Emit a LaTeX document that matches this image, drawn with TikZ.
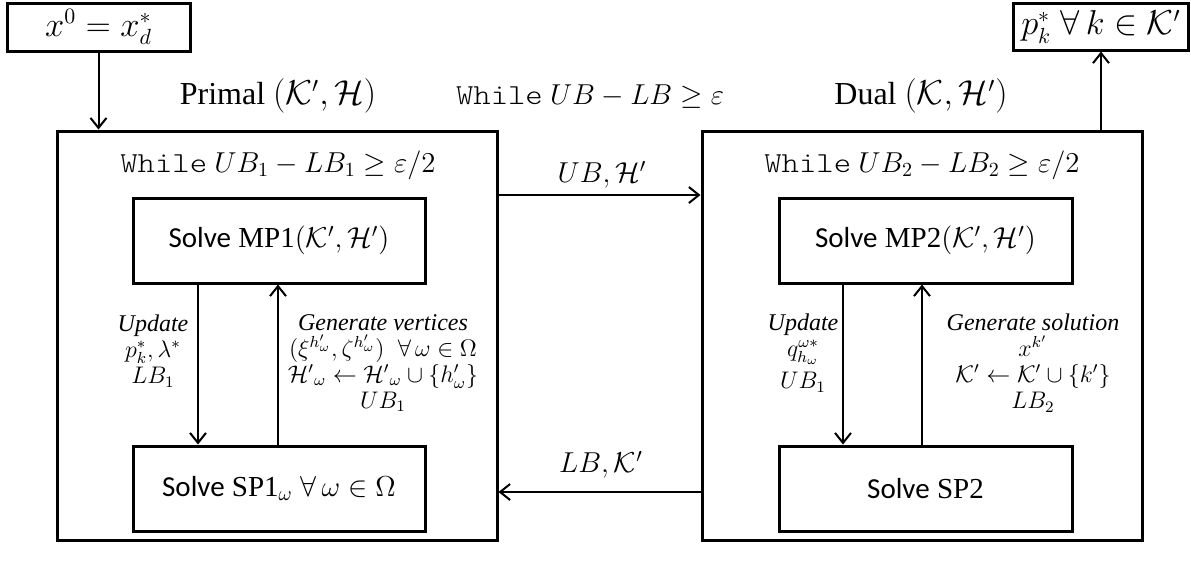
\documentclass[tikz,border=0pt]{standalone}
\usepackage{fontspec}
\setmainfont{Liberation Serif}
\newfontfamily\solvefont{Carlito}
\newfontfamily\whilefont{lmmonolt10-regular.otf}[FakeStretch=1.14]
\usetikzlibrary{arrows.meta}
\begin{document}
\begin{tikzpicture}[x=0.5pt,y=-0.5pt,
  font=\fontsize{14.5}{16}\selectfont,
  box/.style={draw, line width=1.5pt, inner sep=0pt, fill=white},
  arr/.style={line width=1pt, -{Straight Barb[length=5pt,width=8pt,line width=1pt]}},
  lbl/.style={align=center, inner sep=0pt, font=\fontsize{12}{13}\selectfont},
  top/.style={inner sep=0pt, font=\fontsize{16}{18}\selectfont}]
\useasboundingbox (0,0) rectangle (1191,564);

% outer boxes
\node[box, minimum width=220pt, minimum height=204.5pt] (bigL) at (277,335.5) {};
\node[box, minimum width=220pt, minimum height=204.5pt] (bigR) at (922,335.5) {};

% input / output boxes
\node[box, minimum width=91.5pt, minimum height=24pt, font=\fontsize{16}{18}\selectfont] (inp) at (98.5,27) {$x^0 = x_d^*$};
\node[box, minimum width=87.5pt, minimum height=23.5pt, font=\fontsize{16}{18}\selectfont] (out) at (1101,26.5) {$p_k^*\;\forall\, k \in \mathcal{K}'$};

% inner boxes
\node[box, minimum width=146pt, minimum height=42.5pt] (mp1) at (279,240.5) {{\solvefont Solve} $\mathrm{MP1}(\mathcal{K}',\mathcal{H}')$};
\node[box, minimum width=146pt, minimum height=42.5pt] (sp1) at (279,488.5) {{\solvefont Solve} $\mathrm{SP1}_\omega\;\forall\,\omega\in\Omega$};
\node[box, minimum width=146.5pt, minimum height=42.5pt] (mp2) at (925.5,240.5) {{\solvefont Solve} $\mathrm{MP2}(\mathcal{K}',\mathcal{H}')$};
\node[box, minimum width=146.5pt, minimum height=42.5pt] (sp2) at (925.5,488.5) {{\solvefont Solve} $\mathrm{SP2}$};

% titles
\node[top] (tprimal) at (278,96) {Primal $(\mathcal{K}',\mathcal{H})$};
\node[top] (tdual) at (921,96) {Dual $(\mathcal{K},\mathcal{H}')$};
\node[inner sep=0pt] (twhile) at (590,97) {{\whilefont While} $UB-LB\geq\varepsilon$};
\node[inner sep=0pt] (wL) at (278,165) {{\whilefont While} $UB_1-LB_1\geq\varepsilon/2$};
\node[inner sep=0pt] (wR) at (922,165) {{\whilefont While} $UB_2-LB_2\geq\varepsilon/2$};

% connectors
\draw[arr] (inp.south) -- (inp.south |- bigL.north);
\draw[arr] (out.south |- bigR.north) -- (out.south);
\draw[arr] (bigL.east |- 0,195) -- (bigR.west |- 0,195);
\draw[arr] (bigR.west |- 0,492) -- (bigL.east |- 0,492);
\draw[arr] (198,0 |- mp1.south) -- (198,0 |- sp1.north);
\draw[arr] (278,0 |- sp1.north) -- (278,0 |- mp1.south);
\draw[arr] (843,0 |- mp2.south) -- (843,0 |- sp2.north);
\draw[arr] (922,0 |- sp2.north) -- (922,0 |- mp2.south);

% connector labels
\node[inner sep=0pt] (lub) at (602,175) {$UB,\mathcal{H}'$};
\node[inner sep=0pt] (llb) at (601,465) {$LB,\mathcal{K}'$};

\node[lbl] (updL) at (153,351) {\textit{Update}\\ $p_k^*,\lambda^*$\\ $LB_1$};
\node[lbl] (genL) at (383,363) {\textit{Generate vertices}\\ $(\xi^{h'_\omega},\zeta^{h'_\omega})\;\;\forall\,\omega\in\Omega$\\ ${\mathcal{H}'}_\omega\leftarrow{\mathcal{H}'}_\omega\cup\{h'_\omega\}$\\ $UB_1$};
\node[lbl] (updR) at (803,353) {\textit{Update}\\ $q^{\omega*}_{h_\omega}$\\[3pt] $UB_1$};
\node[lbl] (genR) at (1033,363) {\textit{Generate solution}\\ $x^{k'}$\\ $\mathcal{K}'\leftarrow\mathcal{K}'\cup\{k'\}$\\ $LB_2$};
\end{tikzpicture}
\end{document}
* * *
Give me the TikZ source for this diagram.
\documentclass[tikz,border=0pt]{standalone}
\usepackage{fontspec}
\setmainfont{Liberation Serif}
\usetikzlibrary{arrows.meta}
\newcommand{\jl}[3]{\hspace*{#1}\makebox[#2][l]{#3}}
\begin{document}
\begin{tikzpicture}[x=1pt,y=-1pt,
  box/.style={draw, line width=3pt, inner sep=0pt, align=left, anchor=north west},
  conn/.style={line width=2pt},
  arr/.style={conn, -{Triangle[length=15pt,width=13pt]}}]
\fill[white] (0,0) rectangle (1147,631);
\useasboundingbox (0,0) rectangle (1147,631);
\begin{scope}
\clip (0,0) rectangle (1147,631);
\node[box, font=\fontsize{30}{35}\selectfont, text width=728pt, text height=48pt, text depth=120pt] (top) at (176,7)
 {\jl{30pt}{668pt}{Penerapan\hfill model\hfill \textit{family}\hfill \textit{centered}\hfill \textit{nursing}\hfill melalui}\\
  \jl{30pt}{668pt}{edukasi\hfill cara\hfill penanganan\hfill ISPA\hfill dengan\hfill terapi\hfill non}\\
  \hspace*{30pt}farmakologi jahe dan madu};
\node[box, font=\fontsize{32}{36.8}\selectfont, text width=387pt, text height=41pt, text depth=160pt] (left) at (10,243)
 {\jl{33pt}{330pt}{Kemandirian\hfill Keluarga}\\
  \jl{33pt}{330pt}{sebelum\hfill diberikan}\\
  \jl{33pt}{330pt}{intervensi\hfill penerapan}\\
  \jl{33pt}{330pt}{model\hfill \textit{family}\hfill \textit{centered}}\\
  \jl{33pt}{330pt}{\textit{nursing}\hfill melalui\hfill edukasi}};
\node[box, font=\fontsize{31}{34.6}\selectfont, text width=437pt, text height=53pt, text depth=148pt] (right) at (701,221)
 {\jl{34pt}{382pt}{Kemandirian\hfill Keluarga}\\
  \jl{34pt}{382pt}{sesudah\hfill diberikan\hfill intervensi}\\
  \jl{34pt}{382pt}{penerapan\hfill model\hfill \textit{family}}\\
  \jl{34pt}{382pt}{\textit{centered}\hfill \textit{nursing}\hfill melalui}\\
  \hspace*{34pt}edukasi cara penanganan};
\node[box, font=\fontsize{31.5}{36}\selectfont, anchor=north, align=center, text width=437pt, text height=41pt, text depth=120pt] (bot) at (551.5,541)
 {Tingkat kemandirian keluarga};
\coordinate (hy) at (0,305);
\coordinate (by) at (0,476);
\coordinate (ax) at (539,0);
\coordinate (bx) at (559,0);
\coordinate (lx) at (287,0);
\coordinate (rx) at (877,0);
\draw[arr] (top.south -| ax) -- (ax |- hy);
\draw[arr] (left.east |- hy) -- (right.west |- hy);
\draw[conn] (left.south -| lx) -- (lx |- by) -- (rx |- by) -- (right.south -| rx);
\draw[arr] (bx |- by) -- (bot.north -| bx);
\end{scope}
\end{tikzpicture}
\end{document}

[STATED PROBLEM]:
Start with the line that includes "Emit a LaTeX" and finish with the line that includes "minimum width=87.5pt, minimum": reproduce those lines exactly, nothing before or after, and omit any pictures.

[EXERCISE RESPONSE]:
Emit a LaTeX document that matches this image, drawn with TikZ.
\documentclass[tikz,border=0pt]{standalone}
\usepackage{fontspec}
\setmainfont{Liberation Serif}
\newfontfamily\solvefont{Carlito}
\newfontfamily\whilefont{lmmonolt10-regular.otf}[FakeStretch=1.14]
\usetikzlibrary{arrows.meta}
\begin{document}
\begin{tikzpicture}[x=0.5pt,y=-0.5pt,
  font=\fontsize{14.5}{16}\selectfont,
  box/.style={draw, line width=1.5pt, inner sep=0pt, fill=white},
  arr/.style={line width=1pt, -{Straight Barb[length=5pt,width=8pt,line width=1pt]}},
  lbl/.style={align=center, inner sep=0pt, font=\fontsize{12}{13}\selectfont},
  top/.style={inner sep=0pt, font=\fontsize{16}{18}\selectfont}]
\useasboundingbox (0,0) rectangle (1191,564);

% outer boxes
\node[box, minimum width=220pt, minimum height=204.5pt] (bigL) at (277,335.5) {};
\node[box, minimum width=220pt, minimum height=204.5pt] (bigR) at (922,335.5) {};

% input / output boxes
\node[box, minimum width=91.5pt, minimum height=24pt, font=\fontsize{16}{18}\selectfont] (inp) at (98.5,27) {$x^0 = x_d^*$};
\node[box, minimum width=87.5pt, minimum height=23.5pt, font=\fontsize{16}{18}\selectfont] (out) at (1101,26.5) {$p_k^*\;\forall\, k \in \mathcal{K}'$};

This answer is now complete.